U.S. Treasury Secretary Janet Yellen said Wednesday while inflation remained elevated, there were encouraging signs that supply-demand mismatches were easing in many sectors of the economy.
"Over the past two years, we have worked successfully to ease supply chain pressures, and that includes funding pop-up container yards and moving several ports to 24/7 operations," Yellen said in remarks made at an Ultium Cells LLC electric vehicle battery plant under construction near Nashville.
An employment report last week showed U.S. job growth accelerated sharply in January while the unemployment rate hit a more than 53-1/2-year low of 3.4%, pointing to a tight labor market that could be a headache for the Federal Reserve in its battle against inflation.
Fed officials Wednesday said more interest rate rises are in the cards as the U.S. central bank presses forward with its efforts to cool inflation, although none were ready to suggest that January's hot jobs report could push them back to a more aggressive monetary policy stance.
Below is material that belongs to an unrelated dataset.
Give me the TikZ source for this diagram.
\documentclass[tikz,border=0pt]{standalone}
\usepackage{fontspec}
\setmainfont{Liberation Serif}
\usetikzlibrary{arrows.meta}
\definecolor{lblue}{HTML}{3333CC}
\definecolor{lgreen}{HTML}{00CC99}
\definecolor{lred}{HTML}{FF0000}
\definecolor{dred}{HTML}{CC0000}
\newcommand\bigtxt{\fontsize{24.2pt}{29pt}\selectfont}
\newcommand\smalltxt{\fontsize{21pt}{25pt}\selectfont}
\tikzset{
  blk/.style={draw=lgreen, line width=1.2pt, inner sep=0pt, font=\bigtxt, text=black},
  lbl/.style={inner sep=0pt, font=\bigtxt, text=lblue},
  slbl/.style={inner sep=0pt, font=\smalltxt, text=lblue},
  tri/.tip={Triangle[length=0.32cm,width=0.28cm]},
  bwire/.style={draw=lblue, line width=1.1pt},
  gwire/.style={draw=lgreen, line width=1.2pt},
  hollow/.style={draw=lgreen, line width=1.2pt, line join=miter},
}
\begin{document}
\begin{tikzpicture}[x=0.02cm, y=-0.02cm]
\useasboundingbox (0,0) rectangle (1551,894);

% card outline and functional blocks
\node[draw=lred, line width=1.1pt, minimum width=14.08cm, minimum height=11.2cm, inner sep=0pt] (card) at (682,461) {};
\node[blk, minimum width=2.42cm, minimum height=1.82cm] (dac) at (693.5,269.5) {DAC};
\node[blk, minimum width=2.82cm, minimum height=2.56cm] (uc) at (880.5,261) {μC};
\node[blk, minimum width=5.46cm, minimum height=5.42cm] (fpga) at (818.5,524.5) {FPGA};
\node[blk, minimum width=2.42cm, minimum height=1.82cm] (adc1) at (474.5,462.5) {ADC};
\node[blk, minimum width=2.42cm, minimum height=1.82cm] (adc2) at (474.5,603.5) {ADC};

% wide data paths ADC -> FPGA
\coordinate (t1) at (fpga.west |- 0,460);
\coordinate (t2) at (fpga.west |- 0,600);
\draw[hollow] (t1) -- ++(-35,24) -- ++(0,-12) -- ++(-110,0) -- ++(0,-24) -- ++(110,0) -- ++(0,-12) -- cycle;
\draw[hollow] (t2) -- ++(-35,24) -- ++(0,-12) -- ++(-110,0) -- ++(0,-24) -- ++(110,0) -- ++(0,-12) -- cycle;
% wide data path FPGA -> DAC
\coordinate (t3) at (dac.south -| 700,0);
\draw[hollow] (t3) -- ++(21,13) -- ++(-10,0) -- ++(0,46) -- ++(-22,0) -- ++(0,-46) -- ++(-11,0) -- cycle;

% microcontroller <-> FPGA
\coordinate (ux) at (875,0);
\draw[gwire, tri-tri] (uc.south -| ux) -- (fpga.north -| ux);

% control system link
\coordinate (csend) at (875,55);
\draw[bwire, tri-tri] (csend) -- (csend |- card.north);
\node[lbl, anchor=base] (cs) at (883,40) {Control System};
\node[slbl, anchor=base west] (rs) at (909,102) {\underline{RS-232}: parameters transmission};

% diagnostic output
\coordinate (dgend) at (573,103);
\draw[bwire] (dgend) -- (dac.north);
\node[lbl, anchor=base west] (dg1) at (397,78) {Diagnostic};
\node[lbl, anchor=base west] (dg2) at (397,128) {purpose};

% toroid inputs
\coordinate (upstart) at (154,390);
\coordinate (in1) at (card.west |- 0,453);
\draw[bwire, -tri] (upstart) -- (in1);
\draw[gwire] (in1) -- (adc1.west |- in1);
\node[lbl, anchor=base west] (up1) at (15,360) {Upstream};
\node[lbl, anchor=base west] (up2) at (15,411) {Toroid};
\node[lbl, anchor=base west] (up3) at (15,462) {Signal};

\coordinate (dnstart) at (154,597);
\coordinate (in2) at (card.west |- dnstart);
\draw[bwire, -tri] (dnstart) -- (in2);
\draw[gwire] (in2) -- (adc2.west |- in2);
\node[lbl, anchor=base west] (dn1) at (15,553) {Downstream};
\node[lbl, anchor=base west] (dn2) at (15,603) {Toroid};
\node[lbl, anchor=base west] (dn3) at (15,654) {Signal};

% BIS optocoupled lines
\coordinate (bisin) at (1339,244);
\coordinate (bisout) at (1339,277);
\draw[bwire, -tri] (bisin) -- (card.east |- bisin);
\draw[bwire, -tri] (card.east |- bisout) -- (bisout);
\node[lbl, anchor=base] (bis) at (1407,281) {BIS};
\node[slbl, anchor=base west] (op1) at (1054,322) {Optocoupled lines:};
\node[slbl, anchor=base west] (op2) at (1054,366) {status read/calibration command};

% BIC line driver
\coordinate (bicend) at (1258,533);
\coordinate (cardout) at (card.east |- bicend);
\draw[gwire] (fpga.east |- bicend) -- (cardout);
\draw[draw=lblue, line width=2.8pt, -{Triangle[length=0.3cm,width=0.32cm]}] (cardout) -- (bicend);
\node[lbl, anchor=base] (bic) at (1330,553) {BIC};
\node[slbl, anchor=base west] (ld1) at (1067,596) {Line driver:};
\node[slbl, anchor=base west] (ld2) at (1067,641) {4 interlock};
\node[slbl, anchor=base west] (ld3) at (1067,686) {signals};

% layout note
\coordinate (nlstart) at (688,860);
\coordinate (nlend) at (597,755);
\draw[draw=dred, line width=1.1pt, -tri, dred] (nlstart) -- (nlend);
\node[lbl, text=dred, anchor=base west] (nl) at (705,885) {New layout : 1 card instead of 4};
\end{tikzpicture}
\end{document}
The Fed's decided last Wednesday to moderate the pace of what had been a historically aggressive rate hike campaign to reduce high inflation.
"It is true that interest rates have gone up and slowly, that raises the cost to the country and to the federal budget of interest on debt. So in that sense, it's a drag. Our future projections, have long assumed that interest rates would move back towards more normal levels," Yellen added Wednesday.
Some investors believe signs of strength in the labor market make a recession less likely and increase the chances of a soft landing, in which the Fed tames inflation without pushing the economy into a recession.
Inflation, based on the Fed's preferred measure, is running at more than double the target.